As an entrepreneur or business, giving angel investors preferred stocks may be more expensive upfront but offer important benefits. Understanding the details of preferred shares will help to determine if and how you want to use these assets.
What are Preferred Shares vs. Common Stock?
Let’s look at the different types of shares in a little more detail to better understand why each of these equity stakes is important for a company’s growth. The exact terms and rate of a preferred share will be set when the angel investors and business owners are negotiating the company valuation and financial terms of the investment (Source: Univ. of Maryland Business).
As their name states, preferred shares (or stocks) are given preference over common stock. This is most apparent in the payout of dividends. For nearly all preferred stock agreements, the angel investor will receive a dividend that must be paid out before any money is paid to common shareholders (Source: Investopedia). This provides security and returns for investors.
The type of preferred share an angel investor holds will set by the investor and company. There are multiple types of preferred shares that can be issued to an investor:
- Cumulative preferred stock: This category of preferred stock requires that all dividends be paid in full to the investor, regardless of the company decided not to pay out dividends in the expected period. Depending on the terms, there may be additional benefits regarding interest payments on missed dividend payments (Source: Accounting for Management).
- Noncumulative preferred stock: Preferred stockholders will not be issued any dividends that were unpaid or put back into the company. Angel investors will still have preference for the issued dividends but have no rights regarding unpaid ones.
- Participating preferred stock: In addition to the dividend payment issued to the preferred shareholder, they will also receive an additional dividend that has been set at a predetermined rate. Receiving the additional dividend will depend on the value that is issued to the common shareholders. Specifically, when a company is sold, the investor will receive the value they put in, plus dividends and additional profits if available (Source: Founders Workbench). Nonparticipating preferred stock offers a return but doesn’t guarantee both dividends and additional profits (typically one or the other).
- Convertible preferred stock: This stock option allows preferred shares to be converted into common stock. This is typically done when the company is performing well and their stock price is increasing. Investors can then sell their shares at a profit or at least have the option to (Source: UpCounsel). The date and number of common shares issued are arranged in the negotiating phase.
Differences Between Stock Options
The primary difference between the options in shares listed above and common stock is the preference when it comes to dividends and finances, as well as the voting rights of shareholders.
Voting rights include choosing boards of directors, leadership decisions, and access to company decisions and meetings. One share allows for one vote, meaning larger shareholders have more rights (Source: Science Direct).

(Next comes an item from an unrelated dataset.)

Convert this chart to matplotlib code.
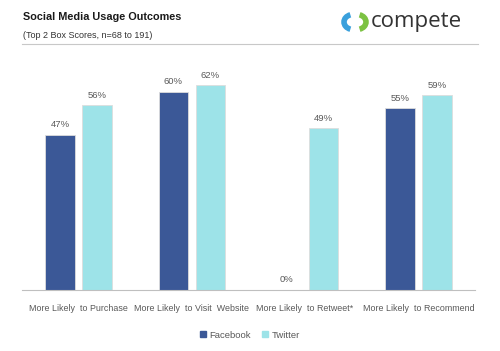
import matplotlib
matplotlib.use("Agg")
import matplotlib.pyplot as plt
import numpy as np
from matplotlib.patches import Arc
from matplotlib.lines import Line2D

categories = ["More Likely  to Purchase", "More Likely  to Visit  Website",
              "More Likely  to Retweet*", "More Likely  to Recommend"]
facebook = [0.47, 0.60, 0.00, 0.55]
twitter = [0.56, 0.62, 0.49, 0.59]
series_names = ["Facebook", "Twitter"]

FB_COLOR = "#3B5897"
TW_COLOR = "#9DE3E8"
TXT = "#595959"
W, H = 500, 351

plt.rcParams['font.family'] = ['Liberation Sans', 'DejaVu Sans']

fig = plt.figure(figsize=(5, 3.51), dpi=100)
fig.patch.set_facecolor("white")

def rect(x0, y0, x1, y1):
    # pixel box (top-left origin) -> figure fraction
    return [x0 / W, 1 - y1 / H, (x1 - x0) / W, (y1 - y0) / H]

ax = fig.add_axes(rect(22, 59, 475, 290))
x = np.arange(len(categories))
bw = 0.26
off = 0.164
b1 = ax.bar(x - off, facebook, bw, color=FB_COLOR, edgecolor="#dddddd", linewidth=0.6)
b2 = ax.bar(x + off, twitter, bw, color=TW_COLOR, edgecolor="#dddddd", linewidth=0.6)
for bars, vals in ((b1, facebook), (b2, twitter)):
    for b, v in zip(bars, vals):
        ax.annotate("%d%%" % round(v * 100), (b.get_x() + b.get_width() / 2, v),
                    xytext=(0, 4), textcoords="offset points", ha="center", va="bottom",
                    fontsize=6.8, color=TXT)

ax.set_xlim(-0.5, len(categories) - 0.5)
ax.set_ylim(0, 0.70)
ax.set_yticks([])
ax.set_xticks(x)
ax.set_xticklabels(categories, fontsize=6.4, color=TXT)
ax.tick_params(axis="x", length=0, pad=10)
for s in ("top", "right", "left"):
    ax.spines[s].set_visible(False)
ax.spines["bottom"].set_color("#bfbfbf")
ax.spines["bottom"].set_linewidth(0.8)

handles = [plt.Rectangle((0, 0), 1, 1, color=FB_COLOR),
           plt.Rectangle((0, 0), 1, 1, color=TW_COLOR)]
fig.legend(handles, series_names, loc="center", bbox_to_anchor=(250 / W, 1 - 335 / H),
           ncol=2, frameon=False, fontsize=6.8, labelcolor=TXT,
           handlelength=0.6, handleheight=0.6, handletextpad=0.4, columnspacing=1.2)

fig.text(23 / W, 1 - 17 / H, "Social Media Usage Outcomes", fontsize=7.8,
         fontweight="bold", color="#1a1a1a", va="center", ha="left")
fig.text(23 / W, 1 - 35 / H, "(Top 2 Box Scores, n=68 to 191)", fontsize=6.5,
         color="#333333", va="center", ha="left")
fig.add_artist(Line2D([22 / W, 478 / W], [1 - 44 / H, 1 - 44 / H],
                      color="#c8c8c8", linewidth=0.8))

# logo
lax = fig.add_axes(rect(339, 11, 371, 33))
lax.set_xlim(0, 32)
lax.set_ylim(0, 22)
lax.axis("off")
lax.add_patch(Arc((14, 11), 18, 15, theta1=110, theta2=250, color="#3aa0dc", linewidth=4))
lax.add_patch(Arc((18, 11), 18, 15, theta1=-70, theta2=70, color="#7cc242", linewidth=4))
fig.text(371 / W, 1 - 22 / H, "compete", fontsize=16, color="#333333",
         family=["Open Sans", "DejaVu Sans"], va="center", ha="left")

fig.savefig("out.png", dpi=100)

- Preferred shares will always have the financial upper hand, being paid first for dividends and above common shareholders in liquidation of assets given bankruptcy or sale. Preferred shareholders do not have voting rights within the company.
- Common stock is purchased in exchange for an equity stake in a company and voting rights. Common stock offers plenty of upside in long-term financial gains but does pose a risk in liquidation. Assets will only be paid out to common shareholders if there is money left over after paying out bondholders, preferred shareholders, and other debts (Source: Investopedia). This is risky in the event of bankruptcy and may deter angel investors.

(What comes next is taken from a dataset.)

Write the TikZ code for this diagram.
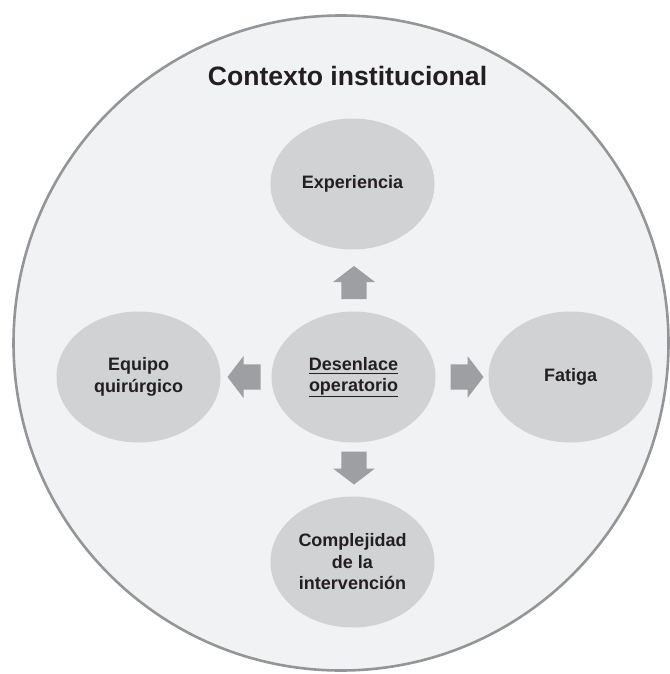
\documentclass[tikz,border=0pt]{standalone}
\usepackage{fontspec}
\setmainfont{Liberation Sans}
\usetikzlibrary{shapes.geometric}

\definecolor{ringfill}{HTML}{F1F2F4}
\definecolor{ringline}{HTML}{939598}
\definecolor{bubble}{HTML}{D1D2D4}
\definecolor{arrowgray}{HTML}{9D9FA2}
\definecolor{ink}{HTML}{231F20}

% underline with an explicit offset below the baseline
\newcommand\myul[2]{\setbox0\hbox{#2}\rlap{\rule[#1]{\wd0}{1pt}}\box0}

\tikzset{
  bubblenode/.style={ellipse, fill=bubble, inner sep=0pt,
    minimum width=164pt, minimum height=131pt, align=center,
    text=ink, font=\fontsize{18}{21.5}\selectfont\bfseries},
  blockarrow/.pic={
    \fill[arrowgray] (-16.5,-12.7) -- (0.5,-12.7) -- (0.5,-21) -- (16.5,0)
      -- (0.5,21) -- (0.5,12.7) -- (-16.5,12.7) -- cycle;}
}

\begin{document}
\begin{tikzpicture}[x=1pt,y=-1pt]
\useasboundingbox (0,0) rectangle (669,674);

% institutional context ring
\node[circle, fill=ringfill, draw=ringline, line width=2.6pt,
      minimum size=655pt, inner sep=0pt] (ring) at (341,343) {};
\node[anchor=base, text=ink, font=\fontsize{26.6}{30}\selectfont\bfseries]
  (title) at (347.5,86) {Contexto institucional};

% factors
\node[bubblenode] (outcome) at (353.5,377) {\myul{-4pt}{Desenlace}\\\myul{-5.5pt}{operatorio}};
\node[bubblenode] (exp) at (352.5,184) {Experiencia};
\node[bubblenode] (team) at (138.5,377) {Equipo\\quirúrgico};
\node[bubblenode] (fatigue) at (570.5,377) {Fatiga};
\node[bubblenode] (complex) at (352.5,562) {Complejidad\\de la\\intervención};

% block arrows from the outcome towards each factor
\coordinate (aup) at (354,282.5);
\coordinate (adown) at (354,468);
\coordinate (aleft) at (244,377);
\coordinate (aright) at (467,377);
\pic[rotate=90] at (aup) {blockarrow};
\pic[rotate=-90] at (adown) {blockarrow};
\pic[rotate=180] at (aleft) {blockarrow};
\pic at (aright) {blockarrow};
\end{tikzpicture}
\end{document}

Why Do Angel Investors Want Preferred Shares?
The different preferred shares compared to common stock provide us with great examples for why an angel investor wants preferred shares. While preferred shares do not typically provide financial growth opportunities like common stock does, they are far less risky, especially in the early stages of the company.
Because angel investors typically provide funding for companies when they are new, there is a larger risk they take on, not knowing how the company will perform. Being given preferred stock makes it easier for these investors to sleep at night, knowing their investment will yield dividend returns and they are in a better position to make their money back in case of liquidation.
Investors who want preferred shares are typically more risk-averse and want to protect their investment. The primary reasons that preferred shares are chosen by angel investors is because they provide:
- Stable cash flow: Especially for deals guaranteeing dividends (even missed ones), the consistent stream of cash flow and return on their investment is attractive (Source: Corporate Finance Institute). Once the investor’s initial investment is returned, they will benefit from future profits. Not only are these investors given dividends, but they are more likely to see these payments more frequently than common shareholders (Source: Houston Chronicle).
- Ownership value: Because preferred shares are equity in the company, the performance of the firm will change the preferred stock price. This allows for growth opportunities when the company performs well. This is different debt investors whose rates are dictated by interest rates.
- Preference in liquidation: Of course the company and angel investor do not want to see the company go under, but investors are protected in the event of a liquidation. They are right behind bondholders and debtholders when it comes to being issued assets and refunded their investment. Worst case, there are not enough assets to do so, but this is uncommon and most risk is placed on common shareholders.
Smaller businesses rely on angel investors for financing their companies and allowing them to grow. Because angel investors are individuals and not protected by large institutions, they want preferred stock to help them eliminate risk and feel more confident in their investment regardless of outcome.
Giving Angel Investors Preferred Stocks
Compared to common stock, it is more expensive for a company to issue preferred stock to an investor. Companies do so because they need access to the funding that these angel investors can provide. While it may be more expensive, a company is able to gain access to funding they wouldn’t get otherwise and still maintain their voting rights.
When you issue common stock to an angel investor in large amounts, they have voting power and could influence company decisions. To protect control over a company, preferred stock may be the best strategy. Most of all, companies issue preferred stock because angel investors want it. In order to receive funding to build a business, companies must adhere to investor needs.
The angel investor and company must work together to determine if issuing preferred shares makes sense for both parties and which shares will promote and protect the best interests of both parties.